Wednesday 30 December 2009


HATOYAMA SETS GDP TARGET OF MORE THAN 2% OVER DECADE

Aki Ito

Bloomberg, December 30, 2009

Japan’s government set an economic growth target of more than 2 percent for the coming decade, a pace that’s about four times the central bank’s estimate of the nation’s current speed limit.

The target was released in a statement after a meeting of Prime Minister Yukio Hatoyama’s cabinet in Tokyo today on its long-run economic strategy. The government said it’s aiming for 1.4 million additional jobs in the environmental industry, 2.8 million posts in health care, and 560,000 positions in tourism by 2020, along with expanded Asian trade, to bolster growth.

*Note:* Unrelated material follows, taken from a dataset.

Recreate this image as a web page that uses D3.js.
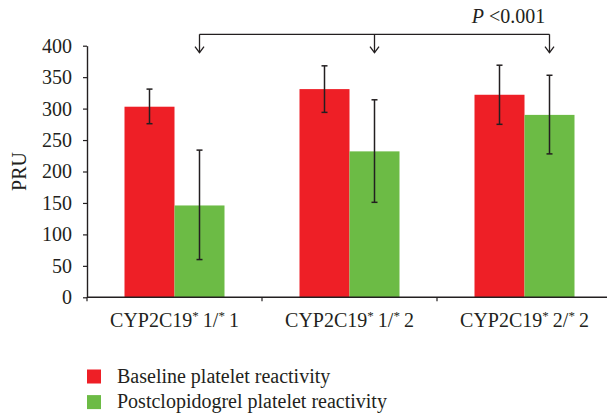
<!DOCTYPE html>
<html>
<head>
<meta charset="utf-8">
<script src="https://cdn.jsdelivr.net/npm/d3@7"></script>
<style>
  body { margin: 0; background: #fff; }
  svg text { font-family: "Liberation Serif", "DejaVu Serif", serif; fill: #231f20; }
</style>
</head>
<body>
<svg id="chart"></svg>
<script>
const width = 607,
  height = 416;

// data
const categories = ["CYP2C19*1/*1", "CYP2C19*1/*2", "CYP2C19*2/*2"];
const seriesNames = ["Baseline platelet reactivity", "Postclopidogrel platelet reactivity"];
const seriesColors = ["#ee1f26", "#6cbb45"];
const baseline = [303, 331, 322];
const baselineLow = [276, 294, 275];
const baselineHigh = [331, 368, 369];
const postClop = [146, 232, 290];
const postClopLow = [60, 151, 228];
const postClopHigh = [234, 314, 353];
const yTicks = [0, 50, 100, 150, 200, 250, 300, 350, 400];
const pLabel = "<0.001";

const ink = "#231f20";
const serif = '"Liberation Serif", "DejaVu Serif", serif';
const svg = d3
  .select("#chart")
  .attr("width", width)
  .attr("height", height)
  .style("font-family", serif);

const x = d3.scaleBand().domain(categories).range([87, 612]);
const xs = d3
  .scaleBand()
  .domain([0, 1])
  .range([0, x.bandwidth()])
  .paddingOuter(0.75);
const y = d3.scaleLinear().domain([0, 400]).range([297.3, 45.7]);

// y axis
const yAxis = svg
  .append("g")
  .attr("transform", `translate(${x.range()[0]},0)`)
  .call(d3.axisLeft(y).tickValues(yTicks).tickSize(4).tickSizeOuter(0).tickPadding(11))
  .attr("font-family", null)
  .attr("font-size", null);
yAxis.select(".domain").attr("stroke", ink).attr("stroke-width", 1.4);
yAxis.selectAll(".tick line").attr("stroke", ink).attr("stroke-width", 1.2);
yAxis
  .selectAll(".tick text")
  .style("font-family", serif)
  .attr("font-size", 20)
  .attr("fill", ink);

svg
  .append("text")
  .attr("transform", `translate(26,${(y(0) + y(400)) / 2}) rotate(-90)`)
  .attr("text-anchor", "middle")
  .attr("font-size", 20)
  .text("PRU");

// bars
const rows = categories.map((c, i) => [
  { cat: c, s: 0, v: baseline[i], lo: baselineLow[i], hi: baselineHigh[i] },
  { cat: c, s: 1, v: postClop[i], lo: postClopLow[i], hi: postClopHigh[i] },
]).flat();

svg
  .append("g")
  .selectAll("rect")
  .data(rows)
  .join("rect")
  .attr("x", (d) => x(d.cat) + xs(d.s))
  .attr("width", xs.bandwidth())
  .attr("y", (d) => y(d.v))
  .attr("height", (d) => y(0) - y(d.v))
  .attr("fill", (d) => seriesColors[d.s]);

// error bars
const err = svg.append("g").attr("stroke", ink).attr("stroke-width", 1.5);
rows.forEach((d) => {
  const cx = x(d.cat) + xs(d.s) + xs.bandwidth() / 2;
  err.append("line").attr("x1", cx).attr("x2", cx).attr("y1", y(d.hi)).attr("y2", y(d.lo));
  err.append("line").attr("x1", cx - 3).attr("x2", cx + 3).attr("y1", y(d.hi)).attr("y2", y(d.hi));
  err.append("line").attr("x1", cx - 3).attr("x2", cx + 3).attr("y1", y(d.lo)).attr("y2", y(d.lo));
});

// x axis (ticks at category boundaries)
const xAxis = svg.append("g").attr("stroke", ink);
xAxis
  .append("line")
  .attr("x1", x.range()[0])
  .attr("x2", x.range()[1])
  .attr("y1", y(0))
  .attr("y2", y(0))
  .attr("stroke-width", 1.4);
xAxis
  .selectAll(".xt")
  .data(categories)
  .join("line")
  .attr("x1", (d) => x(d))
  .attr("x2", (d) => x(d))
  .attr("y1", y(0))
  .attr("y2", y(0) + 4)
  .attr("stroke-width", 1.2);

// category labels with superscript asterisks
categories.forEach((c) => {
  const parts = c.split("*");
  const t = svg
    .append("text")
    .attr("x", x(c) + x.bandwidth() / 2)
    .attr("y", 327.3)
    .attr("text-anchor", "middle")
    .attr("font-size", 20);
  parts.forEach((p, i) => {
    if (i > 0) {
      t.append("tspan").attr("font-size", 13).attr("dy", -7).text("*");
      t.append("tspan").attr("dy", 7).text("\u2009" + p);
    } else {
      t.append("tspan").text(p);
    }
  });
});

// significance bracket over the postclopidogrel bars
const arrowX = categories.map((c) => x(c) + xs(1) + xs.bandwidth() / 2);
const by = 34.3,
  tipY = 52.7;
const br = svg.append("g").attr("stroke", ink).attr("stroke-width", 1.3).attr("fill", "none");
br.append("line")
  .attr("x1", arrowX[0])
  .attr("x2", arrowX[arrowX.length - 1])
  .attr("y1", by)
  .attr("y2", by);
arrowX.forEach((ax) => {
  br.append("line").attr("x1", ax).attr("x2", ax).attr("y1", by).attr("y2", tipY);
  br.append("path").attr("d", `M${ax - 4.5},${tipY - 6}L${ax},${tipY}L${ax + 4.5},${tipY - 6}`);
});

const pt = svg.append("text").attr("x", 471.7).attr("y", 22.7).attr("font-size", 20);
pt.append("tspan").attr("font-style", "italic").text("P");
pt.append("tspan").text(" " + pLabel);

// legend
const lg = svg
  .append("g")
  .selectAll("g")
  .data(seriesNames)
  .join("g")
  .attr("transform", (d, i) => `translate(87,${369.5 + i * 25.6})`);
lg.append("rect")
  .attr("width", 14)
  .attr("height", 14)
  .attr("fill", (d, i) => seriesColors[i]);
lg.append("text")
  .attr("x", 30)
  .attr("y", 13.2)
  .attr("font-size", 20)
  .text((d) => d);
</script>
</body>
</html>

While Hatoyama’s target is likely to be criticized as unrealistic by economists as the nation hasn’t averaged an expansion rate of 2 percent or more since the 1980s, Deputy Prime Minister Naoto Kan called it “achievable.” David Carbon, head of economic and currency research at DBS Group Holdings Ltd. in Singapore, said the Democratic Party of Japan-led government, which took office for the first time in September, would need to embrace deeper changes than it has endorsed so far.

“With the economy we have right now in Japan, the government’s setting a high bar for itself,” Yoshiki Shinke, senior economist at Dai-Ichi Life Research Institute in Tokyo, said before the announcement.